### Source records
══════════════════════════════
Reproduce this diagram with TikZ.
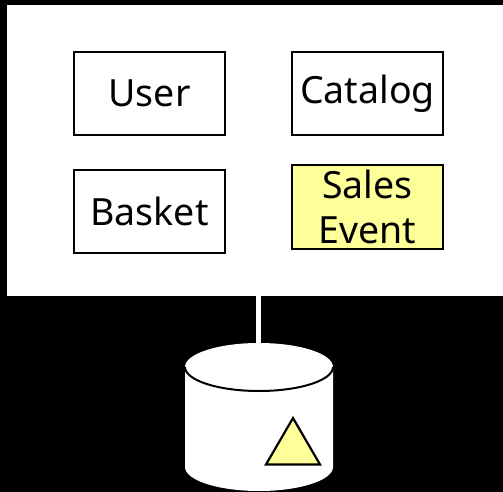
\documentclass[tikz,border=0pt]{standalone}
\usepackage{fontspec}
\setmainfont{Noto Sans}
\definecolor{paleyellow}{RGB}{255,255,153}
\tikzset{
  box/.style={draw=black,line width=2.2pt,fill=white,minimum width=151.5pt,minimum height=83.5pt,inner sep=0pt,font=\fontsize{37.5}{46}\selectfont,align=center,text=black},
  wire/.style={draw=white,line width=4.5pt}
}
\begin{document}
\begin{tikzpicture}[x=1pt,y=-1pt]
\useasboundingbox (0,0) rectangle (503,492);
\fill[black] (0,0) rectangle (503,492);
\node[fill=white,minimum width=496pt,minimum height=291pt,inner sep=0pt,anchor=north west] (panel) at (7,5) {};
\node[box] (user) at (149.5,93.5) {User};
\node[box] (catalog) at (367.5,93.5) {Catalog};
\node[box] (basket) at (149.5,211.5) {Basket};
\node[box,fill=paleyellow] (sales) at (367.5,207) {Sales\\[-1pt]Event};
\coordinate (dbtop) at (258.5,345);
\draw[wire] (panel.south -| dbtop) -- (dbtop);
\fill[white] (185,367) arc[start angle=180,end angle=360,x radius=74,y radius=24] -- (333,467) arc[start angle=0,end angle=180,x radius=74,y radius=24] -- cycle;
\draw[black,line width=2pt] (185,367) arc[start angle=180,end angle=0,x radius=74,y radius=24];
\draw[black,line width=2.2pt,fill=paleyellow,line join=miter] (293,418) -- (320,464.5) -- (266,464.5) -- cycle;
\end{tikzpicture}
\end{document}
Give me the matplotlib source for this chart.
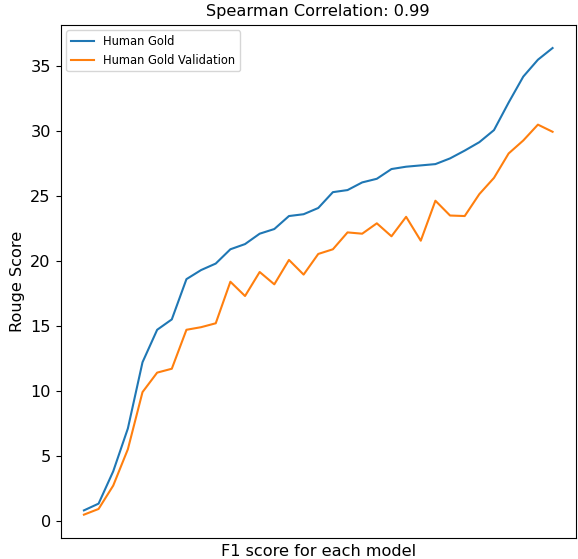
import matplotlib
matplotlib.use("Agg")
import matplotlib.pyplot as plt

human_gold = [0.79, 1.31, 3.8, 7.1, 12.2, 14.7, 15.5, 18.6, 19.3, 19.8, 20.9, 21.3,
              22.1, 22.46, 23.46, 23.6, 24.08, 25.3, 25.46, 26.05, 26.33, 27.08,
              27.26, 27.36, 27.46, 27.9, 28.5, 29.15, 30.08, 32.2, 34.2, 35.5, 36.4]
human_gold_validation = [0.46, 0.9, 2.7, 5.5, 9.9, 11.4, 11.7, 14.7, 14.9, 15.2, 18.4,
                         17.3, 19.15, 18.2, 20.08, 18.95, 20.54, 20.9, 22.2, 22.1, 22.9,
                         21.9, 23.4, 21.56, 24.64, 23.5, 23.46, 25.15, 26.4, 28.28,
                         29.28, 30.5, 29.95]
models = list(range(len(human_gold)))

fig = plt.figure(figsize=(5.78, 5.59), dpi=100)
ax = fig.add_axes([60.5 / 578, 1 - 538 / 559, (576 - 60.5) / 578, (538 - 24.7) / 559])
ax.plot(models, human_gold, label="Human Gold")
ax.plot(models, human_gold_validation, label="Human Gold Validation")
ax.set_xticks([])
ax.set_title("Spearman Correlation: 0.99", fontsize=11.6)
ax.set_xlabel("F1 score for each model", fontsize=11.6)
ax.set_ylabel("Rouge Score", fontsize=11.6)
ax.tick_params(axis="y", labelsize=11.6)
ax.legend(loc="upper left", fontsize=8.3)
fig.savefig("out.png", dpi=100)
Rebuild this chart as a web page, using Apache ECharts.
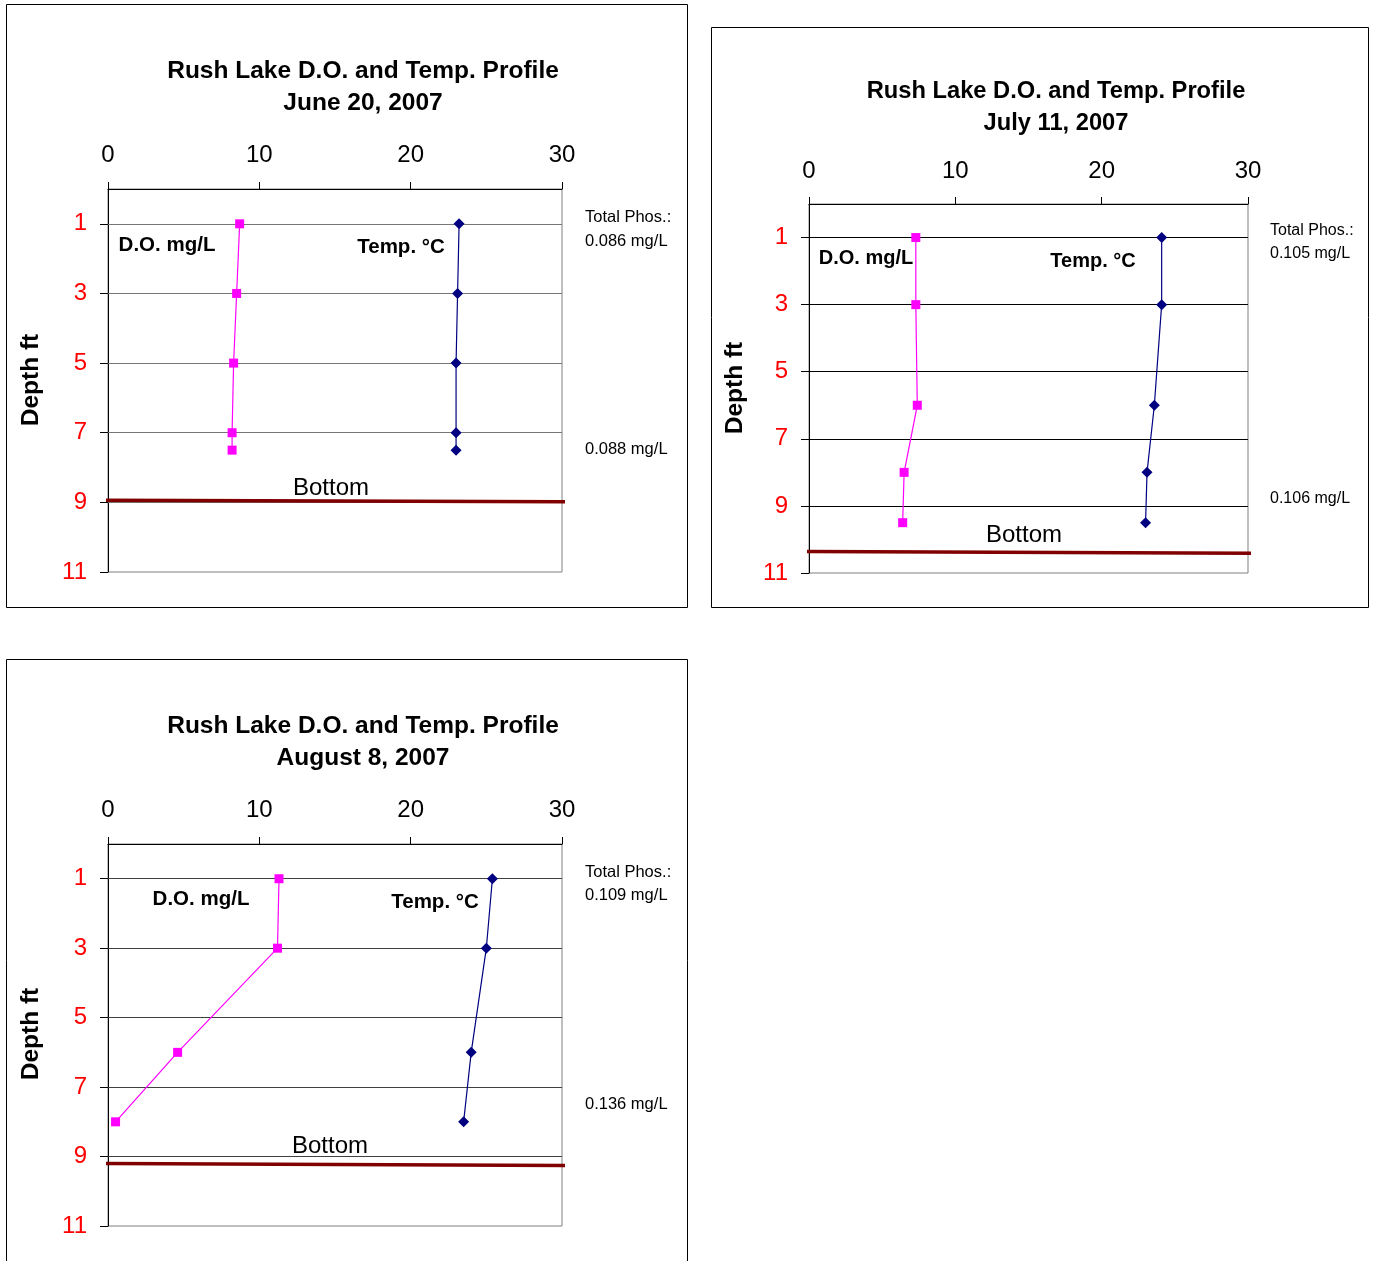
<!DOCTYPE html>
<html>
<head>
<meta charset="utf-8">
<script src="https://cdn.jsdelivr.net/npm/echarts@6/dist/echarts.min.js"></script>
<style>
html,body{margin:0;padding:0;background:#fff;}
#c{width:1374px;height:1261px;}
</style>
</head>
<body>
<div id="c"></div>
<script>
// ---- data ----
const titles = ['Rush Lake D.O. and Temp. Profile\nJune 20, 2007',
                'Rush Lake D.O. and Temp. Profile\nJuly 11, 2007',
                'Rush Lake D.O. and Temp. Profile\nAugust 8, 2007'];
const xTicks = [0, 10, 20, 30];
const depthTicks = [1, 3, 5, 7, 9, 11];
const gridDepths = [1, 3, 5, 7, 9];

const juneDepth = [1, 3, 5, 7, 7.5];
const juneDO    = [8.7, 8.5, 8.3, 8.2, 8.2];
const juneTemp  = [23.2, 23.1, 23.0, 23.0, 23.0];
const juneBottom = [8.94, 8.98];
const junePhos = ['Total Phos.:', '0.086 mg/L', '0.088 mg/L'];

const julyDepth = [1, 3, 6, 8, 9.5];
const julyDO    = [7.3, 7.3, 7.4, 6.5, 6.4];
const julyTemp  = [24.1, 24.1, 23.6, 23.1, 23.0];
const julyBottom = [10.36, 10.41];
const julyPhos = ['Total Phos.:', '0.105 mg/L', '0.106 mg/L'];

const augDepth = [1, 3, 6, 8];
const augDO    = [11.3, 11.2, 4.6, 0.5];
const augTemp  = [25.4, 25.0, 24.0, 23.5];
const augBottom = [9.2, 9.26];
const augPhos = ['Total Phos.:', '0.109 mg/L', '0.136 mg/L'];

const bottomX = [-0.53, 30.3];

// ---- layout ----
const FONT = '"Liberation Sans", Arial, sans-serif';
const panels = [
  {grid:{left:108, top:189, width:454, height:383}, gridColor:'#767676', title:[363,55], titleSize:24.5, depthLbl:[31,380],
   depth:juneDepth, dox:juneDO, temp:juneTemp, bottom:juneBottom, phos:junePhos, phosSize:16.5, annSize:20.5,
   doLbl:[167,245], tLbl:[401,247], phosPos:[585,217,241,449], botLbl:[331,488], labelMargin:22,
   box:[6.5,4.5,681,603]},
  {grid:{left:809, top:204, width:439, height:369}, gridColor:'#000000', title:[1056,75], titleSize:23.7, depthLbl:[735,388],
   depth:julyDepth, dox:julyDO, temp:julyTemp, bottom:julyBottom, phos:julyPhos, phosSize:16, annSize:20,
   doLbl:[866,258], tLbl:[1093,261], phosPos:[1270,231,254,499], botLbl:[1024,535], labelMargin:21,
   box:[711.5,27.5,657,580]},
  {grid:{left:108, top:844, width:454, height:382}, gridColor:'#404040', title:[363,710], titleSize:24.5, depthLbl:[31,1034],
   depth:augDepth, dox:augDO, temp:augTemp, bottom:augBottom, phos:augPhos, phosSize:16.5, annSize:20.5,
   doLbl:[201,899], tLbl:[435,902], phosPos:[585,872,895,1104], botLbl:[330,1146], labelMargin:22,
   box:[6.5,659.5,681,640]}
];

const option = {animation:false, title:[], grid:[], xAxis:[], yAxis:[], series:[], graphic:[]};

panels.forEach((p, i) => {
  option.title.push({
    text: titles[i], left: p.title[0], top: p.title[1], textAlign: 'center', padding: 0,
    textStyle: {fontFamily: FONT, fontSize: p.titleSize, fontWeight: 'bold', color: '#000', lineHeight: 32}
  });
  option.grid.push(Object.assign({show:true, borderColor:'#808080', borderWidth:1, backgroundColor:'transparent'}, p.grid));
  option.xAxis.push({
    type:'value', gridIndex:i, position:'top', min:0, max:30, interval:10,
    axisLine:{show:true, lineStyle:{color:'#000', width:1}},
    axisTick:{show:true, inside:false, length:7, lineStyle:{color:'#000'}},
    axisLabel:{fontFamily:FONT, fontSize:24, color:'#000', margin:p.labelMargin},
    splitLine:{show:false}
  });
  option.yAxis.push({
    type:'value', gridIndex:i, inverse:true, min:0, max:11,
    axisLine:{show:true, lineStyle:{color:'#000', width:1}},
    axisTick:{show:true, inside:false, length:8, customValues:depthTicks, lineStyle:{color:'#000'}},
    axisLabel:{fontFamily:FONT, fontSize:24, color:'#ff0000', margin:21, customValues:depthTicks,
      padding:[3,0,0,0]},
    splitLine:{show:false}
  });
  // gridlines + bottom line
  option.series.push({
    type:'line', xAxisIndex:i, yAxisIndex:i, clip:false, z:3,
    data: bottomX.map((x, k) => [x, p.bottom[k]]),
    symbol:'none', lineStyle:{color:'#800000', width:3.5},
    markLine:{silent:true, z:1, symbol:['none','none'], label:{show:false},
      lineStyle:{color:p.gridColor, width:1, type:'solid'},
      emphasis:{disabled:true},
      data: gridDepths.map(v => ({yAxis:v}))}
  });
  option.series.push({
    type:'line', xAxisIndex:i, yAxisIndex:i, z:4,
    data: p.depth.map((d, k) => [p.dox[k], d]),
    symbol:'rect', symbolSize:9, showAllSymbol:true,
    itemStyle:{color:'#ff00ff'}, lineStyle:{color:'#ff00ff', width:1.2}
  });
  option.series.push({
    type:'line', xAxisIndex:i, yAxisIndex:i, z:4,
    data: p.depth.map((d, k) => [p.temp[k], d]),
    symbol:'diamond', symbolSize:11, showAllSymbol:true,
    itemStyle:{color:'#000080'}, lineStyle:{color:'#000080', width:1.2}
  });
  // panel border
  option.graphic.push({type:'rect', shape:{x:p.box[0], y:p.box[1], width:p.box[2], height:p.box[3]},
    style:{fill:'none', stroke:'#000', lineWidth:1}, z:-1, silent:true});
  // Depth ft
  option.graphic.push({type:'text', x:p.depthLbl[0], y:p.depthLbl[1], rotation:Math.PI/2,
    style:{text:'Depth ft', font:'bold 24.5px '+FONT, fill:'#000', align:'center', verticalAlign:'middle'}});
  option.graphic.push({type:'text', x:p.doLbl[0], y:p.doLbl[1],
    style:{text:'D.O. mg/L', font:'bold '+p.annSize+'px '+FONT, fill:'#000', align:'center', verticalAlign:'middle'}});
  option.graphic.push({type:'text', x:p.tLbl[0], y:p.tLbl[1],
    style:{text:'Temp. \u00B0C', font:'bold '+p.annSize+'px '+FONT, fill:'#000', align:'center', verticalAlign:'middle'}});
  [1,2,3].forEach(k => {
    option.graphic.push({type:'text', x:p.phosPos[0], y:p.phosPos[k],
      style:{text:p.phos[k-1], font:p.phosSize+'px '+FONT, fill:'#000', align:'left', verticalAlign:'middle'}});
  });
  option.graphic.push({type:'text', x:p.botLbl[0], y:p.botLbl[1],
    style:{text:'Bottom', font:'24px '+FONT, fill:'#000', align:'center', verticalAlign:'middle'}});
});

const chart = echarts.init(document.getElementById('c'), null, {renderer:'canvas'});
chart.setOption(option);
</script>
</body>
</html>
══════════════════════════════
### Task instructions
Reproduce exactly, and only, the lines from the one containing "Give me the matplotlib source for this chart." through the one containing "import matplotlib.pyplot as plt", including both; leave out any pictures.

### Exercise solution
Give me the matplotlib source for this chart.
import matplotlib
matplotlib.use("Agg")
import matplotlib.pyplot as plt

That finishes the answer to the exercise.